What to do> Tally the lines holding the word "that" and state the count by itself.

Data provided>
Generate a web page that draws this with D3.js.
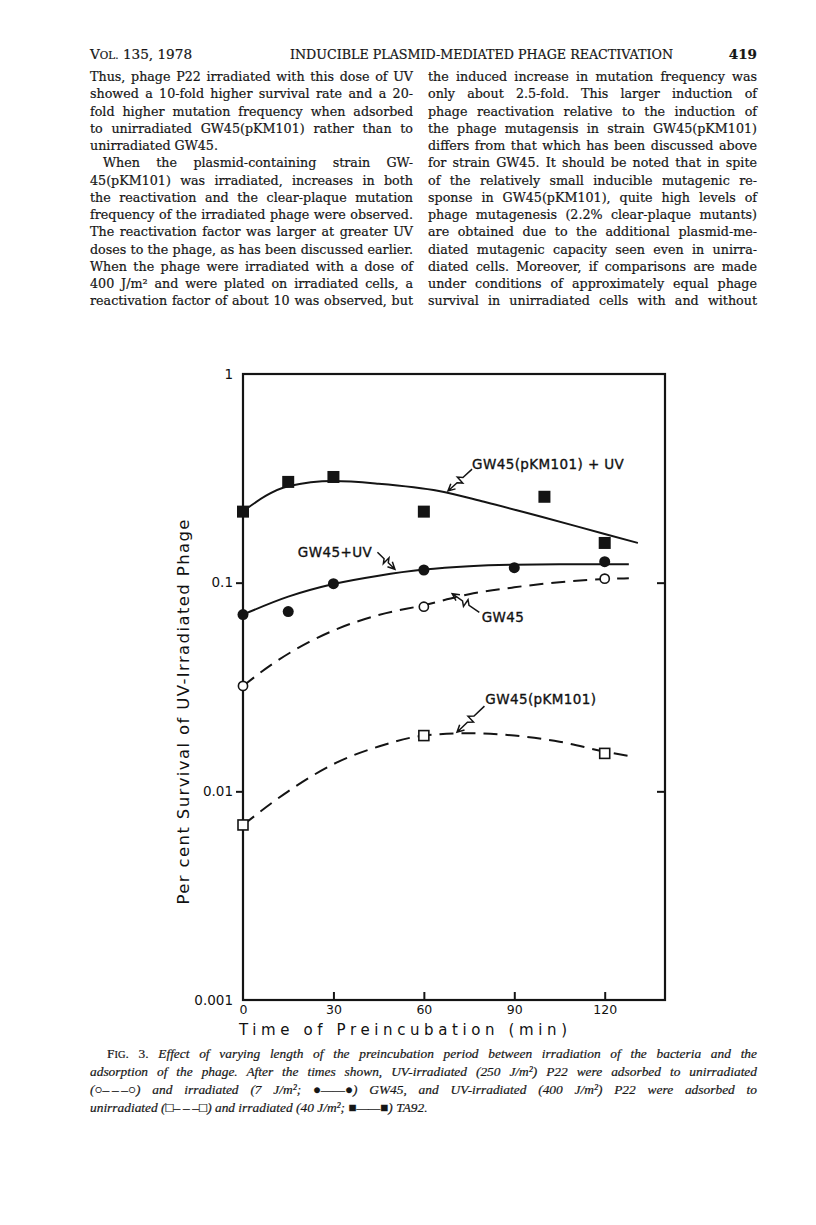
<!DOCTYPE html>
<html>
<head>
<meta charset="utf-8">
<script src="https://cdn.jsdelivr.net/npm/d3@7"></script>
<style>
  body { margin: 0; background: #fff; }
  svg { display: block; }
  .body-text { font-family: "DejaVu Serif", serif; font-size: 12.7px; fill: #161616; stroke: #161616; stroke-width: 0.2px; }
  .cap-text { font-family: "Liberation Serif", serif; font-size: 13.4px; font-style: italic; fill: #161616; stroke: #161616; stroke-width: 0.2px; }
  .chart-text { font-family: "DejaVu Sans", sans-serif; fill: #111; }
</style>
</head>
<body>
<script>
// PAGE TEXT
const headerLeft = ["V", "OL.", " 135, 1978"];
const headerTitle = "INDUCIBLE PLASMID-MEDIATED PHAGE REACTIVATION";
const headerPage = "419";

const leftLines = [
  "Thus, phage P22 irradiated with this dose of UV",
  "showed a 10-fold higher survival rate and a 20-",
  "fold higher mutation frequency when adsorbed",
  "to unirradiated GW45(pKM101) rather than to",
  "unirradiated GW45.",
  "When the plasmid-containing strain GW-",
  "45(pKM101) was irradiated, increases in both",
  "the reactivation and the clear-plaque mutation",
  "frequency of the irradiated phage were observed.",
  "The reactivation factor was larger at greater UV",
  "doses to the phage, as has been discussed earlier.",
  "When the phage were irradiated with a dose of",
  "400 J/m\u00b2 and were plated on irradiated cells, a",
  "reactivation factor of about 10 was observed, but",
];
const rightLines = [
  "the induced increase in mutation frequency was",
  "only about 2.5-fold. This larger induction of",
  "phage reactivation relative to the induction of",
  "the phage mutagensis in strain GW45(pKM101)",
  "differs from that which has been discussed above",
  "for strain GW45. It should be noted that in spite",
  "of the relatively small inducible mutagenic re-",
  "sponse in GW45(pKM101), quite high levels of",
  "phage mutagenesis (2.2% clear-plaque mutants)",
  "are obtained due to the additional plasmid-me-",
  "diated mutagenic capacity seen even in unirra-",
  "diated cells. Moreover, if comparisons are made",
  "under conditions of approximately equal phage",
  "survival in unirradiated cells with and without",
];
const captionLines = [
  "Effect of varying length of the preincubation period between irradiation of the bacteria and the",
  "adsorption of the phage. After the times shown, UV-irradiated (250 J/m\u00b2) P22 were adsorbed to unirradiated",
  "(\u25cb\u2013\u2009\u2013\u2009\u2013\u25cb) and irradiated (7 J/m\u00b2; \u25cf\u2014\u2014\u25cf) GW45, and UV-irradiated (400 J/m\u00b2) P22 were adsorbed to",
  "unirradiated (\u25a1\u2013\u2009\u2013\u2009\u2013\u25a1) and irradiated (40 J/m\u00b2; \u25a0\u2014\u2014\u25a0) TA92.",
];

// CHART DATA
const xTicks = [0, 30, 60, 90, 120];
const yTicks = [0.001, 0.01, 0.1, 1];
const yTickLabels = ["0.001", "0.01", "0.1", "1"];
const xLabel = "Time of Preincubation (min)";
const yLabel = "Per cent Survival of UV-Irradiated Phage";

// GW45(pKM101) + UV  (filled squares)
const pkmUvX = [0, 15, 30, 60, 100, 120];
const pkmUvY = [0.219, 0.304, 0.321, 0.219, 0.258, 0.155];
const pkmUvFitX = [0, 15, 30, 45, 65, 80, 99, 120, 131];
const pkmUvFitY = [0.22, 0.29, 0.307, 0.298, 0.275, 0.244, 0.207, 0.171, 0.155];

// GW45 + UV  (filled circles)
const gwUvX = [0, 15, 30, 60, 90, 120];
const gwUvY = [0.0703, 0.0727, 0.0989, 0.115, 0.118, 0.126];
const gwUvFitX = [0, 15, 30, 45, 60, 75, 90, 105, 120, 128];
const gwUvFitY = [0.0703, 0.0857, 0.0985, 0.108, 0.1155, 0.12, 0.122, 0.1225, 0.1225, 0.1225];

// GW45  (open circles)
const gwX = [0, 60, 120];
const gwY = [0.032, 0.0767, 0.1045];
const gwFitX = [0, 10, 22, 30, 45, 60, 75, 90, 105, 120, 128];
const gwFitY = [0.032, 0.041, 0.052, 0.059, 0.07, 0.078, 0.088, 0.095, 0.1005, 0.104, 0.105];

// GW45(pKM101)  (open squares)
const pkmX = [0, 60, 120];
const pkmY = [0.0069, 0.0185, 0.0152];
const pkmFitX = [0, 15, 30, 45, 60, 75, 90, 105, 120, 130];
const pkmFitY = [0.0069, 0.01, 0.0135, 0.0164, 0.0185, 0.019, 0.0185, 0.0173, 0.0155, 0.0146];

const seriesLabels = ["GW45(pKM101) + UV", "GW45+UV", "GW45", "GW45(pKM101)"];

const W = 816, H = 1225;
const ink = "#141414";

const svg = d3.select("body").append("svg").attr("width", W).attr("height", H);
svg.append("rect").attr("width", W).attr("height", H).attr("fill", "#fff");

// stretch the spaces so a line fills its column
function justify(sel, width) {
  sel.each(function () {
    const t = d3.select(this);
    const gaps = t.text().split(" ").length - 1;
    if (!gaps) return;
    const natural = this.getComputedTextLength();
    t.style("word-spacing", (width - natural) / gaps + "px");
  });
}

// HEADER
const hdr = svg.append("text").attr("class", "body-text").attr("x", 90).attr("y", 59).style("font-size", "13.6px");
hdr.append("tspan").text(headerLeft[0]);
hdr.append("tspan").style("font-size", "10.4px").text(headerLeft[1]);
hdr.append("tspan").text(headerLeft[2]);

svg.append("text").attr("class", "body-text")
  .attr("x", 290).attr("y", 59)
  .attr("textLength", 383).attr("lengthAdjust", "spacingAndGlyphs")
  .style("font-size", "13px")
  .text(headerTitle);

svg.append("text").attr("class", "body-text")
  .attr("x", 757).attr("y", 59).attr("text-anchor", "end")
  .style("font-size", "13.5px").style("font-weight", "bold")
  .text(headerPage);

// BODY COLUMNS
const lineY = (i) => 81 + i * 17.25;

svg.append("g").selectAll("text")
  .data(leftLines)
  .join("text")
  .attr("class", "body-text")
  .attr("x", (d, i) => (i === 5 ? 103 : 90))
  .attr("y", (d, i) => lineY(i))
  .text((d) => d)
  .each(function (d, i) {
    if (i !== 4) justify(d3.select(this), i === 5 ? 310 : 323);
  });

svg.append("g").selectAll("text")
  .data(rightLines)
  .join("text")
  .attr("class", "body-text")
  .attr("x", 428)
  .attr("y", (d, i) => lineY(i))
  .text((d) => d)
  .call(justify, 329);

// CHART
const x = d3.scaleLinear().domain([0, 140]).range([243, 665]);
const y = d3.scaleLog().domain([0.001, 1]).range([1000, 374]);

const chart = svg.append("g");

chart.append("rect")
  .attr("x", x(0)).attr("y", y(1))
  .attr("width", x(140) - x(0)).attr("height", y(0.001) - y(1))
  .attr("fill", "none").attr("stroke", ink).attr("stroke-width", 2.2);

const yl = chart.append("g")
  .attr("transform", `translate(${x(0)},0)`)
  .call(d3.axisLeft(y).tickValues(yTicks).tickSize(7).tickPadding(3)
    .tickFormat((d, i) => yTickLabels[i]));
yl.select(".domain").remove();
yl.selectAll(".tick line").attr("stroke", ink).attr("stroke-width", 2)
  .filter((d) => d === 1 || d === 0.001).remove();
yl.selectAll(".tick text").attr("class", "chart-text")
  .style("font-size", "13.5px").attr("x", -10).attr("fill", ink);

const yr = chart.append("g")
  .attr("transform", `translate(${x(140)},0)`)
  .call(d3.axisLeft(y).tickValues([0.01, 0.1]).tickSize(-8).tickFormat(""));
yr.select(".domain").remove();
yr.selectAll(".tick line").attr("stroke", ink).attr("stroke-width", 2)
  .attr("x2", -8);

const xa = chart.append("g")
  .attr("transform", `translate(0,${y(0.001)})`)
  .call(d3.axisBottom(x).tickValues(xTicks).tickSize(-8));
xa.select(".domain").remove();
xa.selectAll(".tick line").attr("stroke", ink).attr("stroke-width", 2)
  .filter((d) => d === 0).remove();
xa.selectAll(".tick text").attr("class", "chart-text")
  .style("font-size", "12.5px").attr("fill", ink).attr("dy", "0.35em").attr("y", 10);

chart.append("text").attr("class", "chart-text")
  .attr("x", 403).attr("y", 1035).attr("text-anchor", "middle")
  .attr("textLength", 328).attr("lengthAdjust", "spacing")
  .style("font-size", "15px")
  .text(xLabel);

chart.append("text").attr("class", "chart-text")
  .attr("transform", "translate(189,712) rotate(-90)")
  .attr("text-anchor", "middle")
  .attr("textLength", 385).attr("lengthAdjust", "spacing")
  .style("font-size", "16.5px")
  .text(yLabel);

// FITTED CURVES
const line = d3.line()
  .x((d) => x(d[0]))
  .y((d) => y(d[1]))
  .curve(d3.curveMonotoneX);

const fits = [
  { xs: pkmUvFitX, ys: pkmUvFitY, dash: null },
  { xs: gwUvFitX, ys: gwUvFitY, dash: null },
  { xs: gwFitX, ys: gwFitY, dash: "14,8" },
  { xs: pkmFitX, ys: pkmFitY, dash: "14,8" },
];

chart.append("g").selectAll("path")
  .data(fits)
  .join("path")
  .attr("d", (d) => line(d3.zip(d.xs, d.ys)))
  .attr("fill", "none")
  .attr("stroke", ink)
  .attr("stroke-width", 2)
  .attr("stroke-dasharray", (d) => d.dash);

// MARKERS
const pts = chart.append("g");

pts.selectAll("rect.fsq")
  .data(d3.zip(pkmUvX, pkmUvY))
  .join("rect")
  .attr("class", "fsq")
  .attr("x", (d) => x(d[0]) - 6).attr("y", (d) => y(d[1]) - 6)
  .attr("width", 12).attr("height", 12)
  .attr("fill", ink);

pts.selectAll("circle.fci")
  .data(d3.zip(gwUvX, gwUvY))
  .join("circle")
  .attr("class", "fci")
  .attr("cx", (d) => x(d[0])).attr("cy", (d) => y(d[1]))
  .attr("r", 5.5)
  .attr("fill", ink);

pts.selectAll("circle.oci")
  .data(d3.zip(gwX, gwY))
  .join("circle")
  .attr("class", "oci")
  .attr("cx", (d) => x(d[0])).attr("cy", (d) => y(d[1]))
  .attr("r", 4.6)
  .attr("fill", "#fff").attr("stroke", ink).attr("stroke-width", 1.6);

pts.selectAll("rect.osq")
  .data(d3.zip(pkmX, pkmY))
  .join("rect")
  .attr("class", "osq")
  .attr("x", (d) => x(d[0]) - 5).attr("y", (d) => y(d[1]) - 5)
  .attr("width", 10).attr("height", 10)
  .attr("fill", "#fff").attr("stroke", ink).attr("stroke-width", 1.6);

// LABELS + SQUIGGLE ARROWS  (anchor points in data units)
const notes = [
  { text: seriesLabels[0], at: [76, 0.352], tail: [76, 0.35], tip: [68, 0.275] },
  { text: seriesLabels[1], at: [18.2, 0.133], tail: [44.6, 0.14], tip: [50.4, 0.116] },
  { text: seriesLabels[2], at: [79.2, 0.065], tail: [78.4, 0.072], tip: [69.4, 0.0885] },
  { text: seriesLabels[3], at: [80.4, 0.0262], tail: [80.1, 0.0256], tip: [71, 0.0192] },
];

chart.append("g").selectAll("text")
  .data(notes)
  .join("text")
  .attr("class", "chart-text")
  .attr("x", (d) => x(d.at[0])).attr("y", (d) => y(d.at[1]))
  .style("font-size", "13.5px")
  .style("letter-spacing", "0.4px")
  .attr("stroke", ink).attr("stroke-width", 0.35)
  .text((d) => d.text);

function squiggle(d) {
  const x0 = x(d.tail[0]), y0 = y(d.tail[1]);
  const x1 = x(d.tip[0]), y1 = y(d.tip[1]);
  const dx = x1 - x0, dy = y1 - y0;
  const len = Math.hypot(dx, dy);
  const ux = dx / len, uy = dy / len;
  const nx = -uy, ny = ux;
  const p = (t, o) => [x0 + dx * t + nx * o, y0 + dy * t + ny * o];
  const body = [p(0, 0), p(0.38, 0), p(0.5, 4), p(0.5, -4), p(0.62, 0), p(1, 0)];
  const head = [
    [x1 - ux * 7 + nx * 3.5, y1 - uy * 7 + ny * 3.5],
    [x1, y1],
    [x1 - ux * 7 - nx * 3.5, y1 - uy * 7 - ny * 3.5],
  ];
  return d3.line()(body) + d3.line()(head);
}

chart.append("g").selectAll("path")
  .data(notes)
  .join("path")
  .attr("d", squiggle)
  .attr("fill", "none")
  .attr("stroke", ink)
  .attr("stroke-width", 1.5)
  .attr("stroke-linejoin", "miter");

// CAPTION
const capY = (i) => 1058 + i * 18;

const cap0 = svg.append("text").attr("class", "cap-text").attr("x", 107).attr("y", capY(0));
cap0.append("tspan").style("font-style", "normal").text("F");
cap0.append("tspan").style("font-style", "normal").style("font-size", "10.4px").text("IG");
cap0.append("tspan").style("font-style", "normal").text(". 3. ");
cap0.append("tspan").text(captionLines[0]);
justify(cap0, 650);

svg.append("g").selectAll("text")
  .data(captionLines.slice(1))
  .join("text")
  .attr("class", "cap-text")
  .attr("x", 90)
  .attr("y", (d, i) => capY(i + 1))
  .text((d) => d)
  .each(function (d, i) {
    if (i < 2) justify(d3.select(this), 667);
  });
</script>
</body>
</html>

Exercise solution> 3